Saturday, October 13, 2018
Mitochondria diabetes and cancer
Mitochondria diabetes and cancer
or 'cancerous cell love sugar, what better recommendation can you have?'
How and why do ‘normal’ somatic cells go rogue and become cancers? So much is known of the ‘how’ and in such mind-boggling detail one would have thought that some ‘motive’ would have been uncovered by now.
Of course I don’t really mean to imply higher levels of heretical motivation to single cells going about their daily tasks as part of a multicellular collective, or do I? No-one after all would be embarrassed to speculate as to why say an amoeba did something or another. They might say “ this behaviour is an adaptive response to a chemical diffusing in its environment’ as it duly swims away exhibiting what they would term negative-chemotaxis.
Cells in a multicellular organism could equally do what they will but they normally don’t. They don’t because:
a) They are physically prevented from moving being as they are part of tissues like liver, muscle kidney and so on.
b)They have stopped dividing, these are called post-mitotic cells and form the bulk of a multicellular creature’s body like our own.
Cancers rarely form from cells in these situations, however cells near the outer boundaries of tissues or which form part of the circulating cells ( in blood or lymph) are much more likely to rebel ... being both able to divide and even move. So most cancers are from dividing tissues ( skins or epithelia as called eg: the skin lining the outer shell, the gut, mouth, gullet, womb, cervix, lung, breast ) and mobile tissues ( blood cancers , testicular, ovarian).
More rarely, much more rarely, cells deep within tissues rebel; the common cancers above are called carcinomas the latter sarcomas. Whatever, it looks like opportunity is as always an important factor in transgression from virtue to rogue. Sticking with this the theme of opportunity. What metabolic cue can provide even more opportunity? I think the answer is sugar. Here’s why.

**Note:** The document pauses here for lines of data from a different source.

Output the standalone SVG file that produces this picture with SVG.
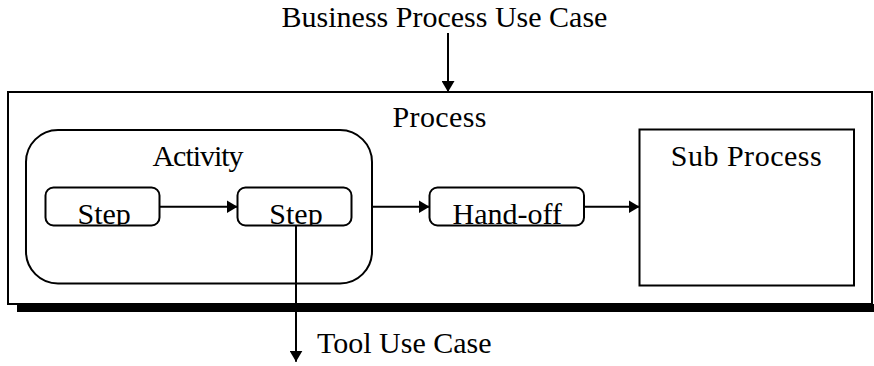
<svg xmlns="http://www.w3.org/2000/svg" width="874" height="366" viewBox="0 0 874 366">
  <style>
    .box { fill: #fff; stroke: #000; stroke-width: 2; }
    .lbl { font-family: "Times New Roman", "Liberation Serif", serif; font-size: 30px; fill: #000; }
    .mid { text-anchor: middle; }
    .conn { fill: none; stroke: #000; stroke-width: 2; marker-end: url(#arrow); }
  </style>
  <defs>
    <marker id="arrow" viewBox="0 0 11 13" refX="11" refY="6.5" markerWidth="11" markerHeight="13" markerUnits="userSpaceOnUse" orient="auto">
      <path d="M0,0 L11,6.5 L0,13 Z" fill="#000"/>
    </marker>
    <clipPath id="clipStep1"><rect x="45.5" y="187.5" width="114" height="38"/></clipPath>
    <clipPath id="clipStep2"><rect x="237.5" y="187.5" width="114" height="38"/></clipPath>
    <clipPath id="clipHand"><rect x="429.5" y="187.5" width="154.5" height="38"/></clipPath>
  </defs>

  <!-- external actors (labels only) -->
  <g id="business-use-case">
    <text class="lbl mid" x="444.5" y="27">Business Process Use Case</text>
  </g>
  <g id="tool-use-case">
    <text class="lbl" x="317" y="353">Tool Use Case</text>
  </g>

  <!-- process container with drop shadow along the bottom -->
  <g id="process">
    <rect x="17" y="304" width="857" height="8" fill="#000"/>
    <rect class="box" x="8" y="92" width="864" height="212"/>
    <text class="lbl mid" x="439.5" y="126.5" textLength="94">Process</text>
  </g>

  <g id="activity">
    <rect class="box" x="26" y="130" width="346" height="153.5" rx="32" ry="32"/>
    <text class="lbl mid" x="198" y="166" textLength="91">Activity</text>
  </g>

  <g id="step-1">
    <rect class="box" x="45.5" y="187.5" width="114" height="38" rx="8" ry="8"/>
    <text class="lbl mid" x="104.2" y="223.5" clip-path="url(#clipStep1)">Step</text>
  </g>

  <g id="step-2">
    <rect class="box" x="237.5" y="187.5" width="114" height="38" rx="8" ry="8"/>
    <text class="lbl mid" x="296" y="223.5" clip-path="url(#clipStep2)">Step</text>
  </g>

  <g id="hand-off">
    <rect class="box" x="429.5" y="187.5" width="154.5" height="38" rx="8" ry="8"/>
    <text class="lbl mid" x="507.2" y="223.5" clip-path="url(#clipHand)">Hand-off</text>
  </g>

  <g id="sub-process">
    <rect class="box" x="639.5" y="129.5" width="214.5" height="156"/>
    <text class="lbl mid" x="746.2" y="166" textLength="151">Sub Process</text>
  </g>

  <!-- connectors -->
  <g id="connectors">
    <path class="conn" d="M448,33 V92"/>
    <path class="conn" d="M159.5,206.7 H237.5"/>
    <path class="conn" d="M372,206.7 H429.5"/>
    <path class="conn" d="M584,206.7 H639.5"/>
    <path class="conn" d="M296,225.5 V361.7"/>
  </g>
</svg>
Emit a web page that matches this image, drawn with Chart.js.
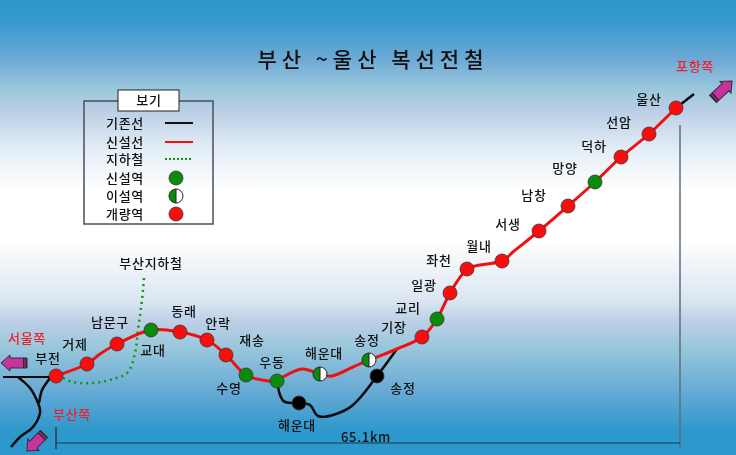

It is well known that the eukaryote cell is a chimera, albeit an ancient and well integrated one between an anaerobic host and the aerobic symbiont the bacteria-like mitochondrion.
Biochemically the putative host’s metabolism is sugar processing and the mitochondrion is able to take the host’s sugar waste products as well as their own normal fatty foods and fully oxidise them liberating a lot of energy, enough indeed to build a big complex multicellular creature like us. This is the orthodoxy of student biochemistry, glycolysis followed by oxidative phosphorylation.
Mitochondria are the accidental ‘guests’ that make the miracle of the modern cell.
But, at the end of the day, bacterial-like invasion of a cell, no matter how ‘beneficial’, is an invasion to be fought … given the opportunity. It is well documented that cancer cells suppress mitochondria, preventing them from dividing and respiring. Sugar metabolism is enough for cancers to get by and divide, albeit normally very slowly. But why suppress mitochondria? Surely more energy is a bonus if you want to grow quickly? The obvious answer is that this is personal. They want mitochondria gone.
It is now also becoming well known that Type 2 diabetes is strongly associated with cancer.
Unsurprisingly, diabetic and more significantly perhaps pre-diabetic conditions are associated with elevated blood glucose levels. Technically I mean elevated fasting glucose levels, that is higher than normal blood sugar when not actually eating sugar. This in my opinion is nothing less than adding another opportunity for a cell ‘wanting’ to return to its origins.
To add motivation to opportunity, how would one eject invaders from your cell? There is no real way to do this directly … but, if you divide repeatedly, and have already prevented the 'invader' from reproducing, then some cells will become free from the infection ... applying the simple maths of dilution.
In short, cancer could be a defence albeit atavistic in the extreme to the invasion of the host cell by mitochondria. This reaction is effectively and normally comprehensively suppressed in a multicellular organism and any opportunistic rogue cells are ruthlessly destroyed by the marauding defensive immune-police.
But what about tipping the balance? Rapidly dividing cells in a sugary environment might just have enough opportunities lined up for one or two to be successful rogue 'start-ups'.
If then time reduces immune surveillance through old age or stress then the ancient 'saccharophile' gts its chance to fight back.